# Length of BSOC in Kingston



## mp_ada (11 Nov 2008)

Does anyone know the number of weeks the Basic Signals Officers' Course is in Kingston?  This would be the Phase III and Phase IV that I'm wondering about.  I am sorry, I have searched and didn't find it, even on the recruiting site so if it is out there, I apologize in advance!

Thanks!


----------



## Snafu-Bar (11 Nov 2008)

Heya.

 According to the CFRC website the link to SigOP specifies within that the training in Kingston lasts for about 6 months.

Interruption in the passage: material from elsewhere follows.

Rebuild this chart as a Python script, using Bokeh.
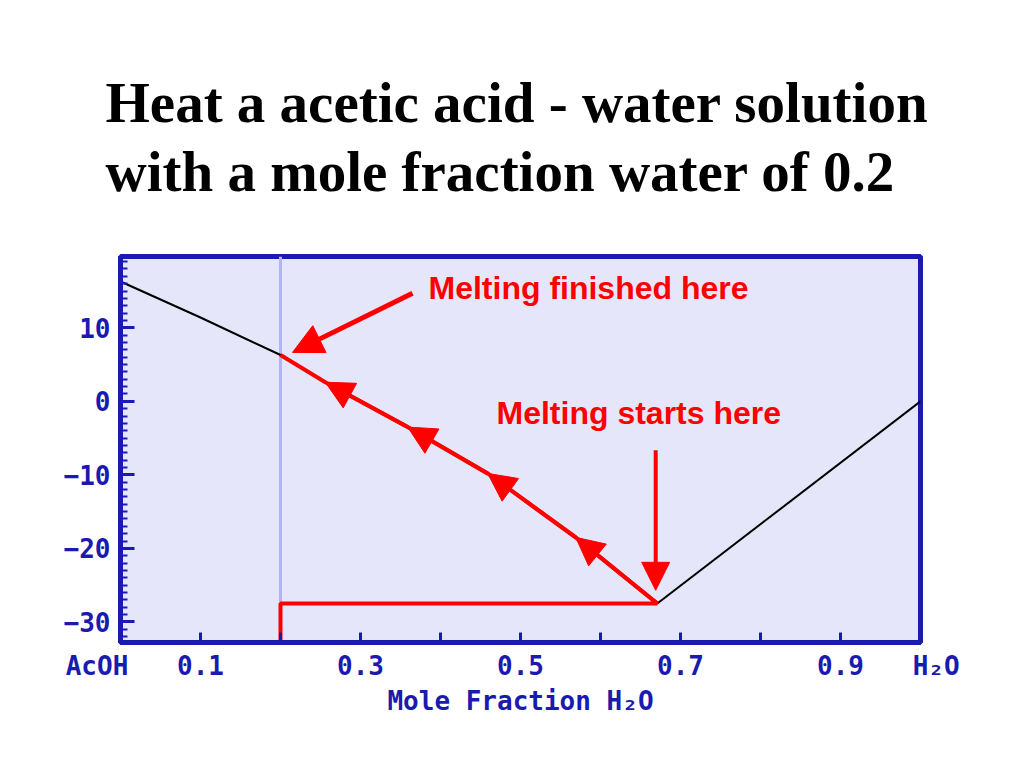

 Not sure of that is still the case, but it's what they have listed in the info tabs.

Cheers.

http://www.forces.ca/#en81-81


----------



## mp_ada (11 Nov 2008)

I'm looking for Officer specific...is this the same?


----------



## Snafu-Bar (12 Nov 2008)

According to the CFRC website the length of your training depends on your path of entry DEO,ROTP and so on...

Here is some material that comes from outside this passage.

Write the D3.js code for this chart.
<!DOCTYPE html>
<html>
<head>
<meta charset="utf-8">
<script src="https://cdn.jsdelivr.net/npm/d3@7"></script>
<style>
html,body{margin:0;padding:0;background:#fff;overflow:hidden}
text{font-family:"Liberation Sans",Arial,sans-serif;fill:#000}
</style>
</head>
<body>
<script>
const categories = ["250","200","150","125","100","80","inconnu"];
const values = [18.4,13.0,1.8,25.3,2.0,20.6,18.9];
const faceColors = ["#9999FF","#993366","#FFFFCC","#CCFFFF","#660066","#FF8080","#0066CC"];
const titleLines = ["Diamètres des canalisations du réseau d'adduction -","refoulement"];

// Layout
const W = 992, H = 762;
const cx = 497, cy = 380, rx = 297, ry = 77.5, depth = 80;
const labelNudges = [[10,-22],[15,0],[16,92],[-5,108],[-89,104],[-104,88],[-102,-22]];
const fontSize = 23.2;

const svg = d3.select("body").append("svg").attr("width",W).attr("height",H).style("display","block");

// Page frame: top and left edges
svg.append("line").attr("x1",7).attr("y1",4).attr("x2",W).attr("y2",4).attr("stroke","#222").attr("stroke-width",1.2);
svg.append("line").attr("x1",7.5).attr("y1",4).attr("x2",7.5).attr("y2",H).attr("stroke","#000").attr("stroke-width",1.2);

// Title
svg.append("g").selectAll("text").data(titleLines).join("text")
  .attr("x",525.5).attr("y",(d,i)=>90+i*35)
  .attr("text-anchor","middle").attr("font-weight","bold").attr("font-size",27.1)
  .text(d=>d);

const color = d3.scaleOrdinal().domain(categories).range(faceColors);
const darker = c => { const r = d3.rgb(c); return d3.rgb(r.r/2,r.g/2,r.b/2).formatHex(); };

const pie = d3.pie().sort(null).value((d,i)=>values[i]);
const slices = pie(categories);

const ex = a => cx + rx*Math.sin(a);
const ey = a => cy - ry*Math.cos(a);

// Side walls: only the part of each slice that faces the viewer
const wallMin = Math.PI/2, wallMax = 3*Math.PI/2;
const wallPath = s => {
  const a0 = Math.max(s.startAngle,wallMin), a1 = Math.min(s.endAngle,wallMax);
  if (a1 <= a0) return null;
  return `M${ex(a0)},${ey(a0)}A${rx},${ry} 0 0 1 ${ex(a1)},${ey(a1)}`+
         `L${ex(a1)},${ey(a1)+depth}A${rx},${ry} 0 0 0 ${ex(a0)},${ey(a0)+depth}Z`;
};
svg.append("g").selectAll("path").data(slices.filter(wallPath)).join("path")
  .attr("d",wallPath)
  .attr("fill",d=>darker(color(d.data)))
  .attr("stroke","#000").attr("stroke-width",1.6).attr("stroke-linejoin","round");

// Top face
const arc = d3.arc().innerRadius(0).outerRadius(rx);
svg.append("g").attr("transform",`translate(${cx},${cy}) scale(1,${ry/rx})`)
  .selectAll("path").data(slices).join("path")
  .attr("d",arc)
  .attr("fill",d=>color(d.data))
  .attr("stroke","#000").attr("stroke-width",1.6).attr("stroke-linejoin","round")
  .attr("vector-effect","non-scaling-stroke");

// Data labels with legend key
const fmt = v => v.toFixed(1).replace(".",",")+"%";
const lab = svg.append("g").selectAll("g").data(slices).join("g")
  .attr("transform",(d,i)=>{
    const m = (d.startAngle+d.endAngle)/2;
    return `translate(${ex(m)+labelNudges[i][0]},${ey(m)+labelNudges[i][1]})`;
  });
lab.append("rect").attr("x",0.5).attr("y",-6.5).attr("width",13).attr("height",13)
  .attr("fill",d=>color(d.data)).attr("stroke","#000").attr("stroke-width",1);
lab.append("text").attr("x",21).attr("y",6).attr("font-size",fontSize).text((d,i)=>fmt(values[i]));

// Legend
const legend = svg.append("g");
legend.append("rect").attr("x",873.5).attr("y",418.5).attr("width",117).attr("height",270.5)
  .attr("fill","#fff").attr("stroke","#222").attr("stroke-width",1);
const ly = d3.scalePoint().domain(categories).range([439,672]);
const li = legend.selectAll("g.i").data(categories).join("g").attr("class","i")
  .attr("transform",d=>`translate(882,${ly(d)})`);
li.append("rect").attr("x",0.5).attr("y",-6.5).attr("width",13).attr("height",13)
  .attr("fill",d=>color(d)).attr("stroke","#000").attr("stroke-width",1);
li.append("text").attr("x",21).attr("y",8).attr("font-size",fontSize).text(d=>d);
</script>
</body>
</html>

 The officers tab can be viewed by clicking show all on the jobs page.


Cheers.


----------



## mp_ada (14 Nov 2008)

Thank you for trying to help, however, going in as any officer plan (DEO, ROTP, CEOTP, whatever) will not change the time spent on the Basic Signals Officers' Course.  This is the information I'm looking for (length specifically), also how intense it is possibly?  I have read there are field exercises, how much of the course is spent in the field?  This information is not given on the CFR site online.  Thanks


----------



## Snafu-Bar (14 Nov 2008)

Here's a pdf on the officers info's

http://www.forces.ca/media/_PDF/84_en.pdf


Cheers.


----------



## mp_ada (14 Nov 2008)

Snafu, have you read this PDF?  Again, I have been to the recruiting site, seen the info (PDF included).  Can anyone who has useful info please help?  THank you.


----------



## 211RadOp (14 Nov 2008)

From the CFSCE website:



> Qualification Code: AISD   (DP 1 Pri 2)
> 
> * This Qualification is taught in the following two courses: Basic Signal Officer Course - Phase III; and Basic Signal Officer Course - Phase IV.
> 
> ...



I do know they have an exercise (possibly more) in there somewhere, but having not done either course, I am unsure of the field time required.


----------



## mp_ada (14 Nov 2008)

awesome!  Thanks!  would still like to know about field exercises too if anyone knows?  Does anyone know if its possible to live off base for the course (I know it has to be approved and all...but just wondering if it has been done in the past).


----------



## PuckChaser (14 Nov 2008)

I had some Phase III BSOC students when I was staff for a SigOp QL5 course at CFSCE. They went to the field with us, and rotated into the troop from our HQ at an arena. When not being assessed (all rotations as a Troop Comd were assessed), the students ran C/S 0, and manned the gate. Our exercise lasted 6 days.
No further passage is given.